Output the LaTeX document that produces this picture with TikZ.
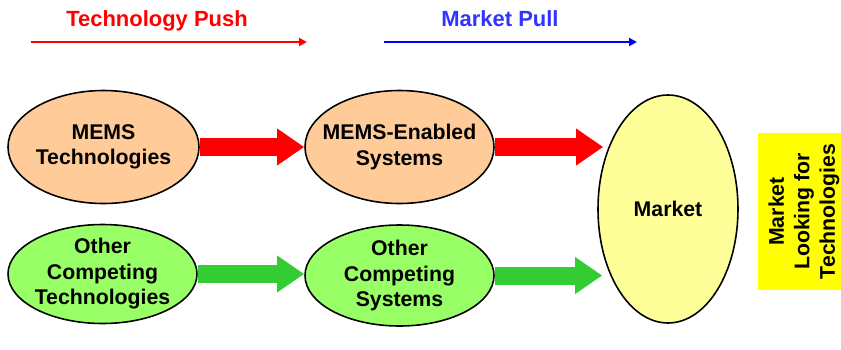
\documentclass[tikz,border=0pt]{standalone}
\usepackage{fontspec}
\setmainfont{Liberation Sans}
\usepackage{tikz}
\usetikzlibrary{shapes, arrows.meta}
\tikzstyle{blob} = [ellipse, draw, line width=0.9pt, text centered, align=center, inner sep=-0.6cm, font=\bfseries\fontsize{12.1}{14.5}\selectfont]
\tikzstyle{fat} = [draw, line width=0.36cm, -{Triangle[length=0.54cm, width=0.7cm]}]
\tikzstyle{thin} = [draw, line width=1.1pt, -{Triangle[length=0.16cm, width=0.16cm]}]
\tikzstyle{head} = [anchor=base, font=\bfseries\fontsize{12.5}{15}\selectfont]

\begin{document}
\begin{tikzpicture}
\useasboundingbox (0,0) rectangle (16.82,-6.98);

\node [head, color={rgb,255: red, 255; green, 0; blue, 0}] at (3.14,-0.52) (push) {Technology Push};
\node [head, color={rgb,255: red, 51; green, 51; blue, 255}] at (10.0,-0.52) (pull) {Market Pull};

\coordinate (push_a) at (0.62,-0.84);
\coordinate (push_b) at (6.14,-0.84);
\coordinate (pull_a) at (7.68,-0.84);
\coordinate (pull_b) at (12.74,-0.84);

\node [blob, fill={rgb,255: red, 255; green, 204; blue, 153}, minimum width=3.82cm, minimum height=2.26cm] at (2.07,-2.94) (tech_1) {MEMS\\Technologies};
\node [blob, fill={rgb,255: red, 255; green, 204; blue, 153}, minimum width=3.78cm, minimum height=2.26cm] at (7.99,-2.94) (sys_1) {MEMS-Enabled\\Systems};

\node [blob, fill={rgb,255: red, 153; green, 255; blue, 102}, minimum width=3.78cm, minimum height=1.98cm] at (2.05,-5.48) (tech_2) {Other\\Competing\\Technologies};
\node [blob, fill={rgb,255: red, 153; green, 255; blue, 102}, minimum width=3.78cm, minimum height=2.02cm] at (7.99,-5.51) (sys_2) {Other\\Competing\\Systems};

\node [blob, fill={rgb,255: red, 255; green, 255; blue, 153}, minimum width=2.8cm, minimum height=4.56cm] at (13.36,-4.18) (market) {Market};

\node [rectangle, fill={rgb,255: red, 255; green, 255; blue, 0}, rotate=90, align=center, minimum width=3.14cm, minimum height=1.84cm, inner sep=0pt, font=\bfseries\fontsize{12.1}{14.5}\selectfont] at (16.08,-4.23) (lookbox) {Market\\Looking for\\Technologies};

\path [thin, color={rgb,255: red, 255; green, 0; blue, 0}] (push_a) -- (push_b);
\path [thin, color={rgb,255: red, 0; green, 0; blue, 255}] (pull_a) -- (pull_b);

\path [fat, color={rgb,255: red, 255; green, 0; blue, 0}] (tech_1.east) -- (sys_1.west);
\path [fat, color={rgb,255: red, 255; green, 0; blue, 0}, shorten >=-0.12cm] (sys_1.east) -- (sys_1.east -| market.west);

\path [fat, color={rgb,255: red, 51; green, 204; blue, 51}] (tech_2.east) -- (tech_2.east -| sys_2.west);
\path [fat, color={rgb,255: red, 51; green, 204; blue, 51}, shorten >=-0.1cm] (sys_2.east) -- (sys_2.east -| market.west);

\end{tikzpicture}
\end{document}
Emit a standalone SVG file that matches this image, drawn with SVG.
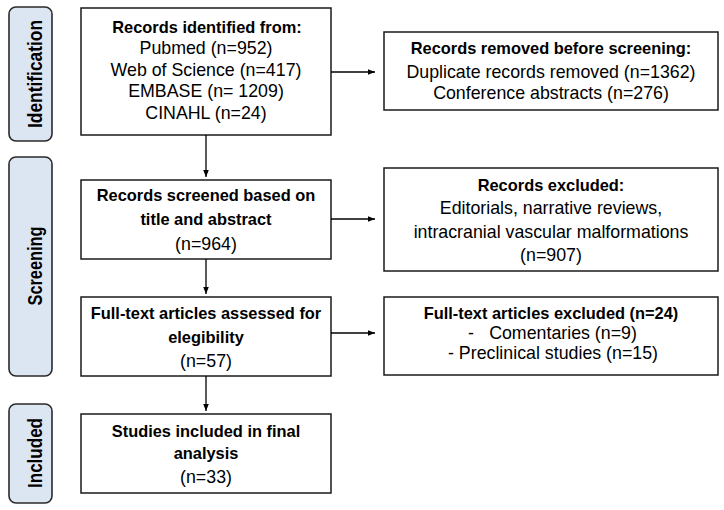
* * * * * * * * *
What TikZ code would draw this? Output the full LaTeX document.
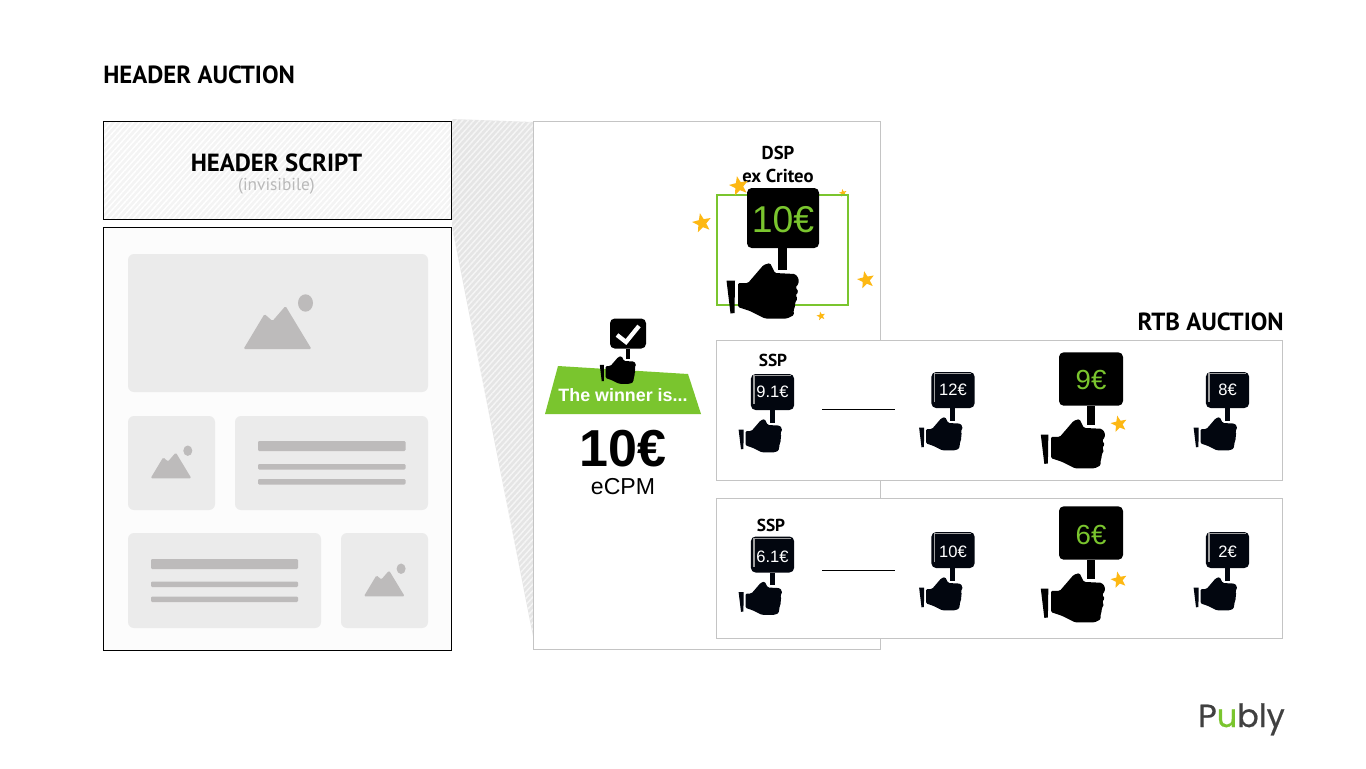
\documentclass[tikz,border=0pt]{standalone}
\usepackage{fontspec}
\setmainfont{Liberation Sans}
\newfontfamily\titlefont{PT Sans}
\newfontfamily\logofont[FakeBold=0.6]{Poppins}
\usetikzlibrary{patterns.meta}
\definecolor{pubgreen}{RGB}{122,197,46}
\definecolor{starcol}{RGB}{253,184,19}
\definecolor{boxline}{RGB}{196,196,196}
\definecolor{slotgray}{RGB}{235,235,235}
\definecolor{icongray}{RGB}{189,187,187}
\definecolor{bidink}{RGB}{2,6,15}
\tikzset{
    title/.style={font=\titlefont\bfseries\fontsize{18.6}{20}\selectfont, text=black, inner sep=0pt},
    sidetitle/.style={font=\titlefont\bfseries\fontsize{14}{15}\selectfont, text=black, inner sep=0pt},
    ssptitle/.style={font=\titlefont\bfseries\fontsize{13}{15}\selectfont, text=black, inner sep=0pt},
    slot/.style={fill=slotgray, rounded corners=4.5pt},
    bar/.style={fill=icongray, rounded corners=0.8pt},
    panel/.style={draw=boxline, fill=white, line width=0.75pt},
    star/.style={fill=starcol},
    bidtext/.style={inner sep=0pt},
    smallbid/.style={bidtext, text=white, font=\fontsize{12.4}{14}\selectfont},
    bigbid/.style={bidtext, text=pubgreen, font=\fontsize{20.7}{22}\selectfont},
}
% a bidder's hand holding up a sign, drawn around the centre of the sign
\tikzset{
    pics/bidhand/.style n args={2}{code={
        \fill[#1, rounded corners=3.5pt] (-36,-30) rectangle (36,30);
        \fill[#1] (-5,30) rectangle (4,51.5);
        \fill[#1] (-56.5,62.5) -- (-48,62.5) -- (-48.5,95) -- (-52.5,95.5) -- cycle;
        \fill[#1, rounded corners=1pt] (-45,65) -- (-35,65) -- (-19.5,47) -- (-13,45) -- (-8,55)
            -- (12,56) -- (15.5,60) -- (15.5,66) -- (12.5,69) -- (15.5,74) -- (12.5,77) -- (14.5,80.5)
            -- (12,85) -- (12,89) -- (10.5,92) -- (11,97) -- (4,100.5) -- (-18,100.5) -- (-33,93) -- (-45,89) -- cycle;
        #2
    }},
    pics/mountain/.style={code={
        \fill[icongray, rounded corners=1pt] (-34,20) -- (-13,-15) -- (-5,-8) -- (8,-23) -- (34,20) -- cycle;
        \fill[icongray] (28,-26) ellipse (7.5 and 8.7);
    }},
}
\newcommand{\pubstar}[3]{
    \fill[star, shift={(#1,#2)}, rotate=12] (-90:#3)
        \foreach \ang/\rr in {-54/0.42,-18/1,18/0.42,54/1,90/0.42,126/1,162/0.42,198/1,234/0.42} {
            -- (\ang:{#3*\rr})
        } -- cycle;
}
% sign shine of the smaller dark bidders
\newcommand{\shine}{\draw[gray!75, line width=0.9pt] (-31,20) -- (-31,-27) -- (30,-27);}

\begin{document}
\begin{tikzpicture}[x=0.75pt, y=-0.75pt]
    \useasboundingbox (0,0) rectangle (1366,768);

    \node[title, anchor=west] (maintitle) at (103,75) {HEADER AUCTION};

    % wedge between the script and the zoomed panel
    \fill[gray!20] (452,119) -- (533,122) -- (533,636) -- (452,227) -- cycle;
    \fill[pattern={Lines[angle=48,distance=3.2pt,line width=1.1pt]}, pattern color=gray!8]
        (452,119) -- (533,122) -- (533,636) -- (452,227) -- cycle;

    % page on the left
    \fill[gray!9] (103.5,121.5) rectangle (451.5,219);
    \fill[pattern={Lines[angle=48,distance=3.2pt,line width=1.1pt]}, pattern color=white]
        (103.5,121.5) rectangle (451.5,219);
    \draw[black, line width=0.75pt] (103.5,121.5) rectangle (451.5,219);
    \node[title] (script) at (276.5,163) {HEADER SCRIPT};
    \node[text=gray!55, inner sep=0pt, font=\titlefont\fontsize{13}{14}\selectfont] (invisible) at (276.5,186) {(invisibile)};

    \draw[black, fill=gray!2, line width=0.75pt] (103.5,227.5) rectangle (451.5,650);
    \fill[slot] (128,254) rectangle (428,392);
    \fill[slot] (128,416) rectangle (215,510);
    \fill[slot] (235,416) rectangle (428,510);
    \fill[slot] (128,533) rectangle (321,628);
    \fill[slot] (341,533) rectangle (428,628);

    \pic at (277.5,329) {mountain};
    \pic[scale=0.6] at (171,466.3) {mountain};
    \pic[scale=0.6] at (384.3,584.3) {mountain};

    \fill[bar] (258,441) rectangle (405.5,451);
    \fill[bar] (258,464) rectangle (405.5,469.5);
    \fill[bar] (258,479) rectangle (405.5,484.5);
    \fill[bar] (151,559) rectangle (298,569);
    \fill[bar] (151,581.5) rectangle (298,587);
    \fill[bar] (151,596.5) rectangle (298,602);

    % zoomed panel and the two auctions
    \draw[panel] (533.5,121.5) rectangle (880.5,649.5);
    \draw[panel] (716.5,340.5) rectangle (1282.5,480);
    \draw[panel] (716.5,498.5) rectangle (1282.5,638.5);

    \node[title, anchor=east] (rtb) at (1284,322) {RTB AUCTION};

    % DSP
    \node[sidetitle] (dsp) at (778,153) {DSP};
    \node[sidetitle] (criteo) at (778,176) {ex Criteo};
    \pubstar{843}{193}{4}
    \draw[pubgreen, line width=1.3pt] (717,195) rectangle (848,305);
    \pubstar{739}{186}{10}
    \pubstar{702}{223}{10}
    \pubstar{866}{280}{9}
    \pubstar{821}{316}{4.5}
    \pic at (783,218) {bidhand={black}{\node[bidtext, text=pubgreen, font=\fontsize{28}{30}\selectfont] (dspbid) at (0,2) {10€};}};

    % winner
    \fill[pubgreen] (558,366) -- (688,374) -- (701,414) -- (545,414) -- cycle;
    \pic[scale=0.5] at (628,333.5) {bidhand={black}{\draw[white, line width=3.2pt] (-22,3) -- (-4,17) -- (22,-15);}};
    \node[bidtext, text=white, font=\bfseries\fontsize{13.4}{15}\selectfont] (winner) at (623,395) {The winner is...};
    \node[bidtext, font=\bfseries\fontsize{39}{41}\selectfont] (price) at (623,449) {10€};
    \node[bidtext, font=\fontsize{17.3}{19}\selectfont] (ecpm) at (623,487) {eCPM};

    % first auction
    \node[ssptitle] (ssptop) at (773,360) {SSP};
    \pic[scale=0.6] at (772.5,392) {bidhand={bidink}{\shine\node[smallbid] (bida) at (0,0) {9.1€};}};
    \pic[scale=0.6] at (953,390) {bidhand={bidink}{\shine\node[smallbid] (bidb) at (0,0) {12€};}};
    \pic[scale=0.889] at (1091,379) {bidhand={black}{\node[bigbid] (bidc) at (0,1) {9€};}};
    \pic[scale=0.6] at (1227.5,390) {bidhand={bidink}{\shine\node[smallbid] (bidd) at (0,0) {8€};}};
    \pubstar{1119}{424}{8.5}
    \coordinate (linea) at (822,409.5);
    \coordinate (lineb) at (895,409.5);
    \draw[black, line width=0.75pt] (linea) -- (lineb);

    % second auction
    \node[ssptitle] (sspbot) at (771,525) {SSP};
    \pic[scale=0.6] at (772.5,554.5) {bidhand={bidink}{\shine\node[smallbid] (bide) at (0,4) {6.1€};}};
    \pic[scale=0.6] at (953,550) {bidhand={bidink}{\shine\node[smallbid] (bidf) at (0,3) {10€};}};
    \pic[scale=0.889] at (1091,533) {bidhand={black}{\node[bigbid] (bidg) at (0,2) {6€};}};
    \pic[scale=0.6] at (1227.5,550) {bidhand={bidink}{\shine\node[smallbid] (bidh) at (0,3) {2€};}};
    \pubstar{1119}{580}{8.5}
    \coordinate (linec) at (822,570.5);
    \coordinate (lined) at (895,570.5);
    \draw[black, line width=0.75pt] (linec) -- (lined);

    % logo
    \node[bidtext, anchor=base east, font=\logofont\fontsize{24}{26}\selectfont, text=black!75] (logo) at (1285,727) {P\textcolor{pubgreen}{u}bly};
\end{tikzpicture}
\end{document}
* * * * * * * * *
Using the material above, report each line where "with" occurs.

• Exercise output:
Output the LaTeX document that produces this picture with TikZ.
Emit a standalone SVG file that matches this image, drawn with SVG.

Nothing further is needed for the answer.